The Rise of the Outsiders

Ben Hale, Politics writer, discusses the political phenomenon.

Edited by Isabel Aruna.


There was a trend throughout 2015 for the rise of outsider candidates. They are dominating the political process and discussion and in the West they have sent shockwaves within the political establishment, which is expected to continue throughout 2016. The USA and the UK display key examples of this, Jeremy Corbyn and Donald Trump have dominated political discussions in their respective nations and there have been questions as to how far their dominance is spreading. It is yet unknown whether their popularity extends beyond their respective parties and into the public realm, but 2016 will undoubtedly be the year that we see if the trend of outsiders winning elections, was just a flash in the pan or a sign of new things to come.

The election of Jeremy Corbyn as the leader of the Labour party was unexpected. Once the leadership contest for Labour leader was announced, there was a feeling among commentators that Andy Burnham would win comfortably, but instead there was an overwhelming for vote for Corbyn. Corbyn’s leadership campaign effectively tapped into the anti-political feeling that had risen in the 2015 general elections and this was seen through the turn away from the three traditionally dominant parties. The fact that UKIP came in third place, in terms of number of votes, shows this. Corbyn addressed this anti-political feeling through the strong grassroots campaigning he used, he went from meeting to meeting talking about the flawed system and the need for change and this struck a chord with listeners. I think that Corbyn was able to show that he was the man to lead the Labour party as he could instigate a dramatic change in the way that the UK functions. His talk about the issue with capitalism and the UK’s foreign policy really played on those with anti-political feelings, which emerged since the turn of the 21st century.

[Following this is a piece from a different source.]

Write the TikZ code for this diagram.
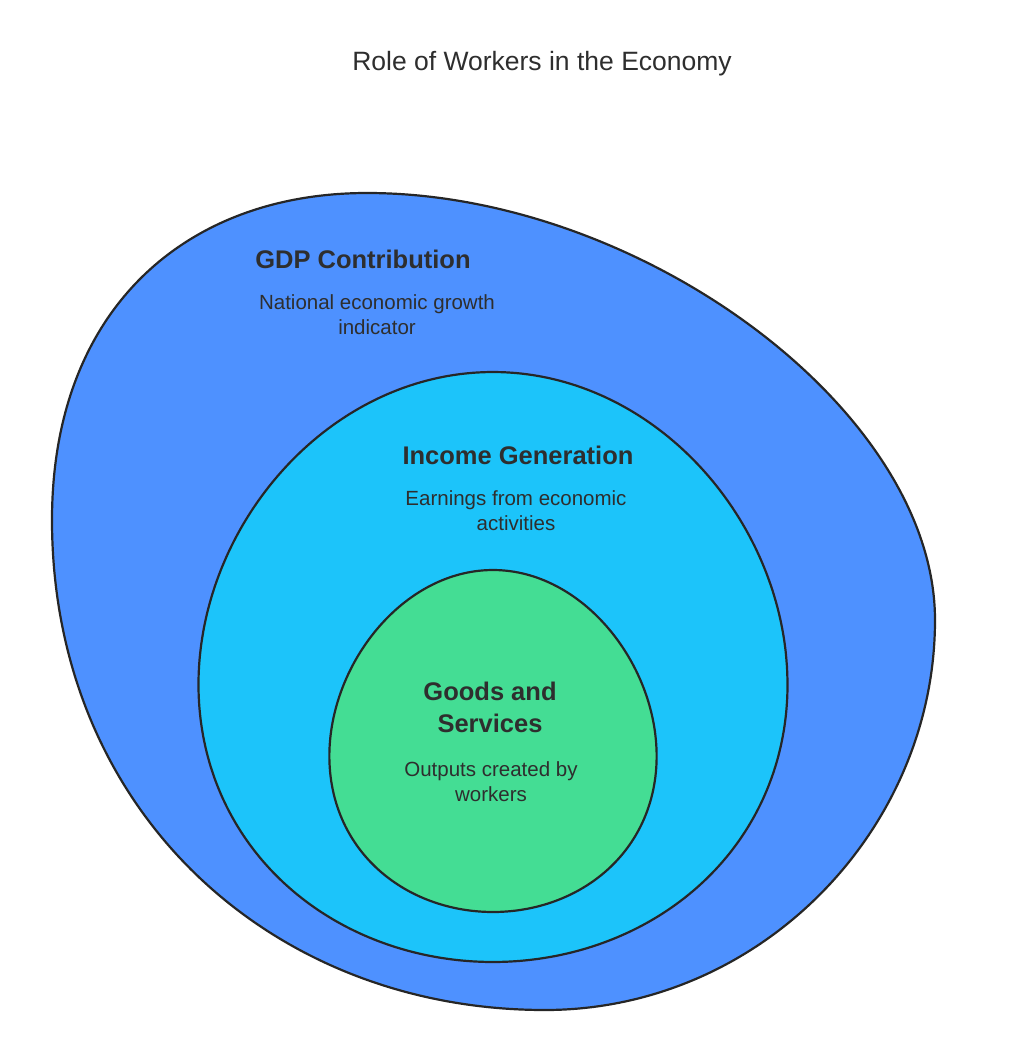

Before Corbyn’s election he was seen as being on the far left of the Labour party; an outsider who never held any role in the Cabinet or Shadow Cabinet. So his election to the role of Labour Party Leader is a slap in the face to the traditional political thought that you must have held a cabinet role as well as have a significant influence within the party.  In the political arena he is the definition of an outsider.

This trend is not exclusive to the UK, the US has also seen a rise in the significance of political outsiders, particularly in the 2016 Presidential race. This is clear in both the Republican party with Donald Trump and the Democratic party with Bernie Sanders. For instance, Trump has constantly topped the polls for his party’s nomination, often by huge margins; his ideas about how to “make America great again” have come to dominate the discussions within his party. Whilst he has risen in the polls on a wave of anti-political and anti-immigrant sentiment, I think his policies and the statements made are idiotic and would never work.

However, these ideas are popular with the base of the Republican party and such a candidate who was originally thought a joke is now a serious contender for the nomination. Now Trump runs the political agenda, he brought up illegal immigration which is now a hot topic for the 2016 Presidential election. This kind of power is traditionally reserved for seasoned politicians who have spent years forming allies, not a reality TV star. Trump has never held an elected office, he is famous because he is a billionaire with his own TV show, yet he is able to shape the political discussion in the US. Again like Corbyn in the political arena Trump is the definition of an outsider, as he is someone who has never held sway within a political party. If it was any other time he would have been ridiculed and ignored, but in 2015 Trump was able to tap into the anti-Washington attitude and rocket to the top of the polls with his absurd policy ideas.

Whether this trend of the outsider will continue remains to be seen.